Michele Forgione (Impasto, Pizzeria Gema, Chez Tousignant)
"I don't think we have the crowd to sit and eat breakfast. A lot of people grab and go. I'm not sure we'd have enough on a Monday or Tuesday morning. Our staff pulls crazy hours as it is. In the end you're doing, what, 20 people? That's why we took it off the menu at Chez Tousignant. I think the breakfast culture during the week in Montreal is pretty much non-existent. We would never consider it at Gema or Impasto; we wouldn't have the crowd. We thought about a weekend brunch once in a while, but in our case during the week, there'd be nothing. It's like tumbleweeds in Little Italy."
"I think the breakfast culture during the week in Montreal is pretty much non-existent."

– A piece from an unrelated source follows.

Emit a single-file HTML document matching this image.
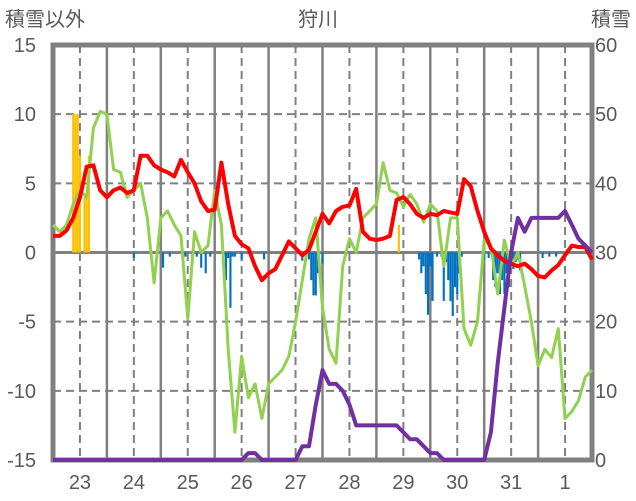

"Our kitchens aren't set up for a fast breakfast service, and it would take away from our core businesses. Gema's a pizza place, Impasto is finer Italian. With brunch you can show your true identity, but not at breakfast. You know how many eggs you have to sell to make rent? You need a lot of volume and we don't have that. You'd need a second team. Impasto's open five nights, two lunches, and that's one team. Adding a breafast service; does it make financial sense? For maybe $1,000 a day with $400 in labour? No. In a city like New York they have to be open for all services. They have no choice economically. But they also have the population to support it. Montreal's different."
Richard Bastien (Leméac, Le Mitoyen, and soon Monarque)
"There's no way I'd serve breakfast at Leméac. To serve breakfast you need volume, because the average bill is so much less. Our cooks already come in at 7 a.m. to prep for lunch service. We'd be slammed. I don't think weekdays would be profitable for breakfast. We're already super busy late at night. Weekend brunch is smoother. We have volume, 300 covers or more, plus people spend more, they even take wine, dessert. They have time on Saturdays and Sundays. Weekday morning are different. We pay our cooks more so it probably wouldn't be worth it. For a $12 tab maybe, on average? It's terrific if you can pull it off, but it's hard. It's really a question of economics. I'd put my lunch service in peril. Who'd come on a Tuesday morning to eat breakfast?"
"Who'd come on a Tuesday morning to eat breakfast?"
Stephen Leslie (Monkland Tavern, Tavern on the Square, Le Sieur d'Iberville)
"There's no real money in breakfast. Tavern on the Square is already open from 11 a.m. to midnight. Adding breakfast to the mix becomes a staffing issue. My phone will start ringing at 5 a.m. instead of 8 a.m. So many headaches. Free refills, people are picky about how they want their eggs — frankly it scares the shit out of me. It's hard enough to make money at lunch, when people aren't ordering much booze. I'm not sure there's a market here for breakfast. The concept could be fun. It's more grab a coffee, grab a croissant or muffin, get to to work. Monkland Tavern's a perfect example. I couldn't make lunch work there. I don't think Monday to Friday people are going out to eat croque-monsieurs and omelettes. All that extra work to break even? I don't think so."
"All that extra work to break even? I don't think so."
Mario Brossoit (L'Express)
"L'Express has served breakfast from day one. But breakfast is extremely challenging, and demands a lot of our staff. We don't make much profit from it. It's more a philosophy, a point of view. We decided from the start that L'Express would be open, almost all the time, from 8 a.m. to 3 a.m. It's a service we offer. Some mornings we're less busy, and we bring in less money. But breakfast has always been a part of L'Express, and people can rely and depend on us for that."